Upaya di atas merupakan salah satu bentuk empati yang ditunjukkan pihak sekolah (baca: guru) terhadap salah satu dari sejumlah permasalahan yang dihadapi siswa.
Permasalahan lainnya yang dihadapi sekolah adalah konflik antar siswa. Ini kerap tidak dapat dihindarkan. Kehadiran konflik itu dapat disebabkan oleh banyak hal, misalnya, kalah dalam permainan yang berujung perkelahian, perundungan, pemalakan, rebutan tempat duduk, atau, pada siswa usia remaja, bisa ditimbulkan oleh persaingan asmara. Dalam kondisi ini, guru hadir untuk melakukan mediasi dan membangun kembali hubungan positif antar siswa yang terlibat konflik. Ini merupakan wujud empati guru dalam menyelesaikan konflik antar siswa.

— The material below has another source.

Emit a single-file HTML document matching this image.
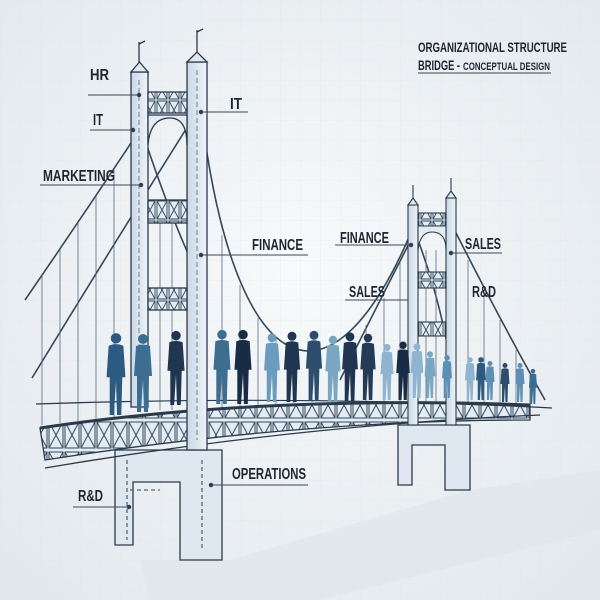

Bentuk empati lain dalam mengatasi masalah yaitu dengan memberikan dukungan emosional kepada siswa yang memerlukan. Sebagaimana diuraikan sebelumnya bahwa sekolah selalu secara niscaya diwarnai perbedaan latar belakang siswa. Ada siswa yang yang datang ke sekolah dari keluarga yang penuh konflik. Sebagian lagi tumbuh dalam keluarga yang terpecah. Ada siswa remaja yang mengalami kemelut asmara atau menghadapi tekanan ekonomi.
Semua itu merupakan merupakan jenis permasalahan yang dihadapi siswa. Lagi-lagi guru dituntut hadir di samping mereka dengan berbekal empati untuk memberikan dukungan emosional--memberikan semangat dan motivasi, menunjukkan kepedulian, membantu mencari solusi, atau sekadar mendengarkan cerita siswa tentang permasalahannya.
Mendefinisikan empati mungkin semudah membalik telapak tangan tetapi berat untuk diwujudkan.